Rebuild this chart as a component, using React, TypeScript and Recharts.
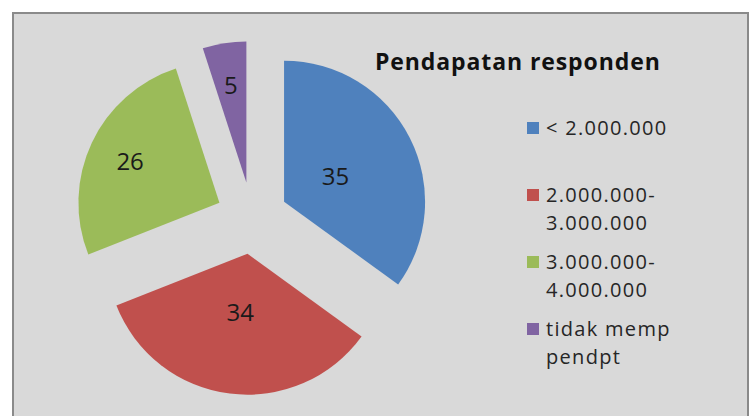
import React from "react";
import { PieChart, Pie, Cell, Sector, Legend } from "recharts";

const categories = ["< 2.000.000", "2.000.000-\n3.000.000", "3.000.000-\n4.000.000", "tidak memp\npendpt"];
const values = [35, 34, 26, 5];
const colors = ["#4f81bd", "#c0504d", "#9bbb59", "#8064a2"];
const title = "Pendapatan responden";

const data = categories.map((name, i) => ({ name, value: values[i] }));

const EXPLODE = 36;
const RAD = Math.PI / 180;

const ExplodedSector = (props: any) => {
  const { cx, cy, midAngle } = props;
  const nx = cx + EXPLODE * Math.cos(midAngle * RAD);
  const ny = cy - EXPLODE * Math.sin(midAngle * RAD);
  return (
    <Sector
      cx={nx}
      cy={ny}
      innerRadius={props.innerRadius}
      outerRadius={props.outerRadius}
      startAngle={props.startAngle}
      endAngle={props.endAngle}
      fill={props.fill}
      stroke="none"
    />
  );
};

const renderLabel = (props: any) => {
  const { cx, cy, midAngle, outerRadius, percent, value } = props;
  const ratio = percent > 0.3 ? 0.41 : 0.7;
  const d = EXPLODE + outerRadius * ratio;
  const x = cx + d * Math.cos(midAngle * RAD);
  const y = cy - d * Math.sin(midAngle * RAD);
  return (
    <text
      x={x}
      y={y}
      textAnchor="middle"
      dominantBaseline="central"
      fill="#1a1a1a"
      style={{ fontFamily: "'Open Sans', sans-serif", fontSize: 24 }}
    >
      {value}
    </text>
  );
};

const LegendContent = () => {
  return (
    <div style={{ fontFamily: "'Open Sans', sans-serif", fontSize: 20, color: "#262626", letterSpacing: 1.3 }}>
      {categories.map((name, i) => (
        <div key={i} style={{ display: "flex", alignItems: "flex-start", height: 67 }}>
          <div style={{ width: 12, height: 12, background: colors[i], marginTop: 8, marginRight: 7, flexShrink: 0 }} />
          <div style={{ whiteSpace: "pre-line", lineHeight: "28px" }}>{name}</div>
        </div>
      ))}
    </div>
  );
};

export default function App() {
  return (
    <div style={{ position: "absolute", left: 0, top: 0, width: 749, height: 416, overflow: "hidden", background: "#ffffff" }}>
      <div
        style={{
          position: "absolute",
          left: 12,
          top: 12,
          width: 737,
          height: 420,
          boxSizing: "border-box",
          border: "2px solid #8a8a8a",
          background: "#d9d9d9",
        }}
      />
      <div
        style={{
          position: "absolute",
          left: 375,
          top: 44,
          fontFamily: "'Open Sans', sans-serif",
          fontWeight: 700,
          fontSize: 23,
          letterSpacing: 0.9,
          color: "#111",
          lineHeight: "34px",
          whiteSpace: "nowrap",
        }}
      >
        {title}
      </div>
      <div style={{ position: "absolute", left: 0, top: 0 }}>
        <PieChart width={749} height={416} margin={{ top: 0, right: 0, bottom: 0, left: 0 }}>
          <Pie
            data={data}
            dataKey="value"
            nameKey="name"
            cx={252}
            cy={218}
            outerRadius={141}
            startAngle={90}
            endAngle={-270}
            stroke="none"
            shape={ExplodedSector}
            label={renderLabel}
            labelLine={false}
            isAnimationActive={false}
          >
            {data.map((d, i) => (
              <Cell key={i} fill={colors[i]} />
            ))}
          </Pie>
          <Legend
            layout="vertical"
            align="right"
            verticalAlign="top"
            content={LegendContent}
            wrapperStyle={{ left: 527, top: 114, width: 200 }}
          />
        </PieChart>
      </div>
    </div>
  );
}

####

• [Exercise]: From the first line above to the line containing "const RAD = Math.PI / 180;", repeat each line exactly. Pictures stay out.

• [Full output]:
Rebuild this chart as a component, using React, TypeScript and Recharts.
import React from "react";
import { PieChart, Pie, Cell, Sector, Legend } from "recharts";

const categories = ["< 2.000.000", "2.000.000-\n3.000.000", "3.000.000-\n4.000.000", "tidak memp\npendpt"];
const values = [35, 34, 26, 5];
const colors = ["#4f81bd", "#c0504d", "#9bbb59", "#8064a2"];
const title = "Pendapatan responden";

const data = categories.map((name, i) => ({ name, value: values[i] }));

const EXPLODE = 36;
const RAD = Math.PI / 180;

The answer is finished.